The destruction was rapid and the replacement slow. The aquatic plant, also known as Neptune grass, grows less than five centimeters per year.

Seagrass areas have been reduced by more than half in the Gulf of Gabes, a large area on Tunisia’s eastern coast, Sghaier said, with a 2010 study blaming overfishing and pollution.

Once upon a time, Posidonia and a multitude of marine species thrived there, but since the 1970s phosphate factories have dumped chemicals into the sea, causing further damage to the ecosystem.

Seagrass beds serve as vital shelter for fish to breed, feed and shelter.

Fishing accounts for 13% of Tunisia’s GDP, and almost 40% of that is done around seagrass beds – and fishermen describe plummeting stocks.

“The sea has been destroyed,” said Mazen Magdiche, who casts his nets from the port of Monastir. “Chemicals are being dumped everywhere.”
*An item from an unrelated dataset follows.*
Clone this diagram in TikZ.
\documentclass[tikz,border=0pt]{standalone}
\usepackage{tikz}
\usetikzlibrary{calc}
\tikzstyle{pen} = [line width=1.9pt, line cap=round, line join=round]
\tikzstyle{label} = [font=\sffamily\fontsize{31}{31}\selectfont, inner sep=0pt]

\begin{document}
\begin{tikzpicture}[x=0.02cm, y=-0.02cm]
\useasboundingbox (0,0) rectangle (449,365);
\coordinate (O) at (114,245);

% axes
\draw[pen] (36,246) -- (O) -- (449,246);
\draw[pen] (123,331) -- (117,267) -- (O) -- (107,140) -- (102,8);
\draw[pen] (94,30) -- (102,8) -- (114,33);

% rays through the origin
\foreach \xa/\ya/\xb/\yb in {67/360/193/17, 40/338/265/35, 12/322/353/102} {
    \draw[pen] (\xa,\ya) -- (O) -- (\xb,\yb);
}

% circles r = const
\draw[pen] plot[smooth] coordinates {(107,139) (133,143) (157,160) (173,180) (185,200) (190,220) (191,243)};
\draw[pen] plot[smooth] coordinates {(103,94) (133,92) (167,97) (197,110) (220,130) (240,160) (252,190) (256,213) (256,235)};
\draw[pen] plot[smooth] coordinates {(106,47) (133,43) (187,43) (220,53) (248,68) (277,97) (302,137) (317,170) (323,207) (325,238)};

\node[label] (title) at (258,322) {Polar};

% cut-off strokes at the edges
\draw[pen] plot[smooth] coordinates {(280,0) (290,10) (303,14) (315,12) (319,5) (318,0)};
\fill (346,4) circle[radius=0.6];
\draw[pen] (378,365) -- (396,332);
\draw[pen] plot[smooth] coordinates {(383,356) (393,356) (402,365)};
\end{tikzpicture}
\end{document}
Magdiche calculates his catch is three times lower than it was 25 years ago, but said he has little alternative income.

“There are fewer and fewer fish,” he says.

“You are not looking for the interests of the sea, but to feed your children,” he added.

– ‘Disaster’ –

Nearly 70% of Tunisia’s population lives on 1,400 kilometers (nearly 900 miles) of coastline, and for many Posidonia is seen as mere rubbish.

When the seagrasses are washed up on the shore, they mix with the sand to form large shoals that protect the coastline from swells and waves, experts say.

But sometimes bulldozers are used to ‘clean up’ beaches, contributing to accelerated coastal erosion, with some 44% of beaches already at risk of being washed away.

“We are helping to make the beaches disappear by removing the banks (of sea grass),” said Ahmed Ben Hmida, of the Tunisian Coastal Protection and Development Agency.

Beaches are a key asset for tourism, which provided Tunisia with a record 14% of GDP in 2019 and supported up to two million people, or one-sixth of the population.

The aquatic plant also improves water quality, making beaches more attractive to tourists, Zakhama-Sraieb said.

Ben Hmida said creating four marine protected areas could help Posidonia, but this action was needed on a much larger scale.

“If nothing is done to protect all of the Tunisian posidonia, it will be a disaster,” he said.